For the exam, you want to focus on purpose and risk. If the question mentions requesting a certificate, think about the C S R and remember that the private key should stay private. If the question mentions one certificate covering many subdomains, think about a wildcard certificate and the risk of broad impact if the key is compromised. If the question asks why a certificate is trusted, think about the chain leading back to a root of trust. If the question asks how encrypted data can be recovered after a key is lost, think about key escrow, but also think about the danger of storing keys where the wrong person could use them. Security Plus often tests whether you can see both sides of a control.
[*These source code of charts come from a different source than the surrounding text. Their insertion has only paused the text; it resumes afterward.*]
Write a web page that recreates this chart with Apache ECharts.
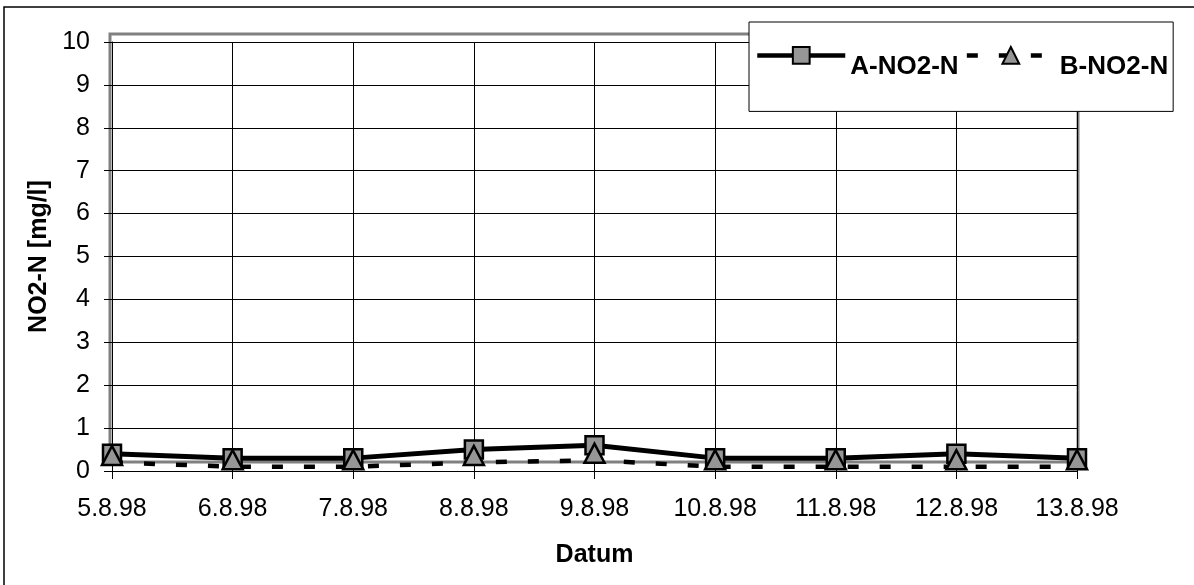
<!DOCTYPE html>
<html>
<head>
<meta charset="utf-8">
<script src="https://cdn.jsdelivr.net/npm/echarts@6/dist/echarts.min.js"></script>
<style>
  html, body { margin: 0; padding: 0; background: #fff; }
  #chart { width: 1194px; height: 585px; }
</style>
</head>
<body>
<div id="chart"></div>
<script>
// Sampling dates (August 1998)
const dates = ['5.8.98', '6.8.98', '7.8.98', '8.8.98', '9.8.98', '10.8.98', '11.8.98', '12.8.98', '13.8.98'];
// Nitrite nitrogen, mg/l
const seriesA = [0.4, 0.3, 0.3, 0.5, 0.6, 0.3, 0.3, 0.4, 0.3];
const seriesB = [0.2, 0.1, 0.1, 0.2, 0.25, 0.1, 0.1, 0.1, 0.1];
const yTicks = { min: 0, max: 10, interval: 1 };

const FONT = '"Liberation Sans", Arial, sans-serif';
const chart = echarts.init(document.getElementById('chart'), null, { renderer: 'canvas' });

chart.setOption({
  animation: false,
  backgroundColor: '#fff',
  textStyle: { fontFamily: FONT },
  grid: { left: 112, right: 117, top: 42, bottom: 114 },
  graphic: [
    // outer chart frame (left and top edges show)
    { type: 'rect', z: 0, shape: { x: 4, y: 7, width: 1300, height: 700 },
      style: { fill: null, stroke: '#000', lineWidth: 1.5 } },
    // plot area frame
    { type: 'rect', z: 0, shape: { x: 110, y: 34, width: 968, height: 428 },
      style: { fill: null, stroke: '#808080', lineWidth: 3 } }
  ],
  legend: {
    left: 749, top: 22,
    padding: [24, 5, 32, 6],
    backgroundColor: '#fff',
    borderColor: '#000',
    borderWidth: 1,
    itemWidth: 88,
    itemHeight: 21,
    itemGap: 6,
    lineStyle: { width: 4.5, color: '#000' },
    formatter: '{t|{name}}',
    textStyle: {
      fontFamily: FONT, fontSize: 26, fontWeight: 'bold', color: '#000',
      rich: { t: { fontFamily: FONT, fontSize: 26, fontWeight: 'bold', color: '#000', padding: [22, 0, 0, 0] } }
    },
    data: ['A-NO2-N', 'B-NO2-N']
  },
  xAxis: {
    type: 'category',
    data: dates,
    boundaryGap: false,
    name: 'Datum',
    nameLocation: 'middle',
    nameGap: 72,
    nameTextStyle: { fontFamily: FONT, fontSize: 25, fontWeight: 'bold', color: '#000' },
    axisLine: { lineStyle: { color: '#000', width: 1 } },
    axisTick: { show: true, length: 8, alignWithLabel: true, lineStyle: { color: '#000' } },
    axisLabel: { fontFamily: FONT, fontSize: 25, color: '#000', margin: 26 },
    splitLine: { show: true, lineStyle: { color: '#000', width: 1 } }
  },
  yAxis: {
    type: 'value',
    min: yTicks.min, max: yTicks.max, interval: yTicks.interval,
    name: 'NO2-N [mg/l]',
    nameLocation: 'middle',
    nameGap: 60,
    nameTextStyle: { fontFamily: FONT, fontSize: 25, fontWeight: 'bold', color: '#000' },
    axisLine: { show: true, lineStyle: { color: '#000', width: 1 } },
    axisTick: { show: true, length: 8, lineStyle: { color: '#000' } },
    axisLabel: { fontFamily: FONT, fontSize: 25, color: '#000', margin: 22 },
    splitLine: { show: true, lineStyle: { color: '#000', width: 1 } }
  },
  series: [
    {
      name: 'A-NO2-N',
      type: 'line',
      data: seriesA,
      symbol: 'rect',
      symbolSize: 18,
      lineStyle: { color: '#000', width: 5 },
      itemStyle: { color: '#969696', borderColor: '#000', borderWidth: 2.5 },
      z: 3
    },
    {
      name: 'B-NO2-N',
      type: 'line',
      data: seriesB,
      symbol: 'triangle',
      symbolSize: [20, 19],
      symbolOffset: [0, -7],
      lineStyle: { color: '#000', width: 4.5, type: [11, 21] },
      itemStyle: { color: '#969696', borderColor: '#000', borderWidth: 2.5 },
      z: 4
    }
  ]
});
</script>
</body>
</html>
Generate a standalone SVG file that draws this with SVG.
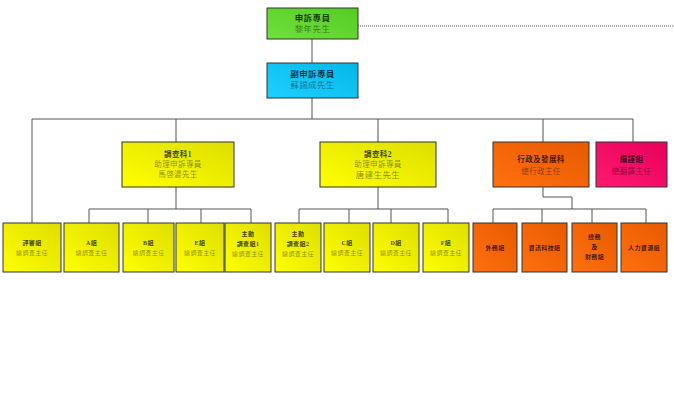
<svg xmlns="http://www.w3.org/2000/svg" width="674" height="400" viewBox="0 0 674 400">
<defs>
<linearGradient id="gY" x1="1" y1="0" x2="0" y2="1"><stop offset="0" stop-color="#dede00"/><stop offset="1" stop-color="#ffff00"/></linearGradient>
<linearGradient id="gO" x1="1" y1="0" x2="0" y2="1"><stop offset="0" stop-color="#e85a00"/><stop offset="1" stop-color="#ff7010"/></linearGradient>
<linearGradient id="gP" x1="1" y1="0" x2="0" y2="1"><stop offset="0" stop-color="#e8005a"/><stop offset="1" stop-color="#ff1a70"/></linearGradient>
<linearGradient id="gG" x1="1" y1="0" x2="0" y2="1"><stop offset="0" stop-color="#55cc22"/><stop offset="1" stop-color="#70e040"/></linearGradient>
<linearGradient id="gB" x1="1" y1="0" x2="0" y2="1"><stop offset="0" stop-color="#00b8e8"/><stop offset="1" stop-color="#20d0ff"/></linearGradient>
</defs>
<style>
rect{stroke:#333;stroke-width:1}
.y{fill:url(#gY)}.o{fill:url(#gO)}.p{fill:url(#gP)}.g{fill:url(#gG)}.b{fill:url(#gB)}
text{font-family:"Liberation Serif","Noto Sans CJK TC",serif;text-anchor:middle;letter-spacing:0.4px}
.t{font-weight:bold;fill:#000;fill-opacity:0.75}
.s{fill:#000;fill-opacity:0.45}
.L{font-size:8.5px}
.M{font-size:7.5px}
.S{font-size:6px}
#conn line,#conn polyline{stroke:#555;stroke-width:1;fill:none}
</style>
<g id="conn">
<line x1="358" y1="26" x2="674" y2="26" stroke-dasharray="1,1"/>
<line x1="312" y1="39" x2="312" y2="63"/>
<line x1="312" y1="98" x2="312" y2="119"/>
<line x1="32" y1="119" x2="633" y2="119"/>
<line x1="32" y1="119" x2="32" y2="223"/>
<line x1="176" y1="119" x2="176" y2="142"/>
<line x1="378" y1="119" x2="378" y2="142"/>
<line x1="543" y1="119" x2="543" y2="142"/>
<line x1="633" y1="119" x2="633" y2="142"/>
<line x1="176" y1="187" x2="176" y2="209"/>
<line x1="89" y1="209" x2="251" y2="209"/>
<line x1="89" y1="209" x2="89" y2="223"/>
<line x1="148" y1="209" x2="148" y2="223"/>
<line x1="201" y1="209" x2="201" y2="223"/>
<line x1="251" y1="209" x2="251" y2="223"/>
<line x1="378" y1="187" x2="378" y2="209"/>
<line x1="299" y1="209" x2="448" y2="209"/>
<line x1="299" y1="209" x2="299" y2="223"/>
<line x1="349" y1="209" x2="349" y2="223"/>
<line x1="391" y1="209" x2="391" y2="223"/>
<line x1="448" y1="209" x2="448" y2="223"/>
<polyline points="543,187 543,197 572,197 572,209"/>
<line x1="493" y1="209" x2="646" y2="209"/>
<line x1="493" y1="209" x2="493" y2="223"/>
<line x1="542" y1="209" x2="542" y2="223"/>
<line x1="592" y1="209" x2="592" y2="223"/>
<line x1="646" y1="209" x2="646" y2="223"/>
</g>
<g id="n-top"><rect class="g" x="267" y="8" width="91" height="31"/><text class="t L" x="312.5" y="21">申訴專員</text><text class="s L" x="312.5" y="32">黎年先生</text></g>
<g id="n-deputy"><rect class="b" x="267" y="63" width="91" height="35"/><text class="t L" x="312.5" y="77">副申訴專員</text><text class="s L" x="312.5" y="88">蘇錫成先生</text></g>
<g id="n-inv1"><rect class="y" x="122" y="142" width="112" height="45"/><text class="t M" x="178" y="157">調查科1</text><text class="s M" x="178" y="167">助理申訴專員</text><text class="s M" x="178" y="177">馬啓濃先生</text></g>
<g id="n-inv2"><rect class="y" x="320" y="142" width="116" height="45"/><text class="t M" x="378" y="157">調查科2</text><text class="s M" x="378" y="167">助理申訴專員</text><text class="s L" x="378" y="178">唐建生先生</text></g>
<g id="n-admin"><rect class="o" x="493" y="142" width="96" height="45"/><text class="t M" x="541" y="162">行政及發展科</text><text class="s M" x="541" y="174">總行政主任</text></g>
<g id="n-trans"><rect class="p" x="596" y="142" width="71" height="45"/><text class="t M" x="631.5" y="162">編譯組</text><text class="s M" x="631.5" y="174">總翻譯主任</text></g>
<g id="n-review"><rect class="y" x="3" y="223" width="58" height="49"/><text class="t S" x="32" y="245">評審組</text><text class="s S" x="32" y="255">總調查主任</text></g>
<g id="n-a"><rect class="y" x="64" y="223" width="55" height="49"/><text class="t S" x="91.5" y="245">A組</text><text class="s S" x="91.5" y="255">總調查主任</text></g>
<g id="n-b"><rect class="y" x="123" y="223" width="51" height="49"/><text class="t S" x="148.5" y="245">B組</text><text class="s S" x="148.5" y="255">總調查主任</text></g>
<g id="n-e"><rect class="y" x="176" y="223" width="48" height="49"/><text class="t S" x="200" y="245">E組</text><text class="s S" x="200" y="255">總調查主任</text></g>
<g id="n-act1"><rect class="y" x="225" y="223" width="46" height="49"/><text class="t S" x="248" y="236">主動</text><text class="t S" x="248" y="246">調查組1</text><text class="s S" x="248" y="256">總調查主任</text></g>
<g id="n-act2"><rect class="y" x="275" y="223" width="46" height="49"/><text class="t S" x="298" y="236">主動</text><text class="t S" x="298" y="246">調查組2</text><text class="s S" x="298" y="256">總調查主任</text></g>
<g id="n-c"><rect class="y" x="324" y="223" width="46" height="49"/><text class="t S" x="347" y="245">C組</text><text class="s S" x="347" y="255">總調查主任</text></g>
<g id="n-d"><rect class="y" x="373" y="223" width="46" height="49"/><text class="t S" x="396" y="245">D組</text><text class="s S" x="396" y="255">總調查主任</text></g>
<g id="n-f"><rect class="y" x="423" y="223" width="46" height="49"/><text class="t S" x="446" y="245">F組</text><text class="s S" x="446" y="255">總調查主任</text></g>
<g id="n-ext"><rect class="o" x="473" y="223" width="44" height="49"/><text class="t S" x="495" y="250">外務組</text></g>
<g id="n-it"><rect class="o" x="522" y="223" width="45" height="49"/><text class="t S" x="544.5" y="250">資訊科技組</text></g>
<g id="n-gen"><rect class="o" x="572" y="223" width="45" height="49"/><text class="t S" x="594.5" y="239">總務</text><text class="t S" x="594.5" y="249">及</text><text class="t S" x="594.5" y="259">財務組</text></g>
<g id="n-hr"><rect class="o" x="621" y="223" width="46" height="49"/><text class="t S" x="644" y="250">人力資源組</text></g>
</svg>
A feature can solve one problem while creating another risk that must be managed.
The conclusion is that C S Rs, wildcard certificates, root of trust, and key escrow are all about managing digital trust carefully. A C S R helps request a certificate while keeping the private key with the requester. A wildcard certificate can simplify certificate management across related names, but it can also concentrate risk if the private key is exposed. A root of trust gives your system a starting point for deciding whether a certificate chain should be believed. Key escrow can protect availability by allowing recovery of encrypted data, but it must be controlled because escrowed keys are extremely sensitive. As you continue studying P K I, keep asking where trust begins, who controls the private key, how broad the impact would be if that key were compromised, and whether recovery helps security or weakens it in that situation.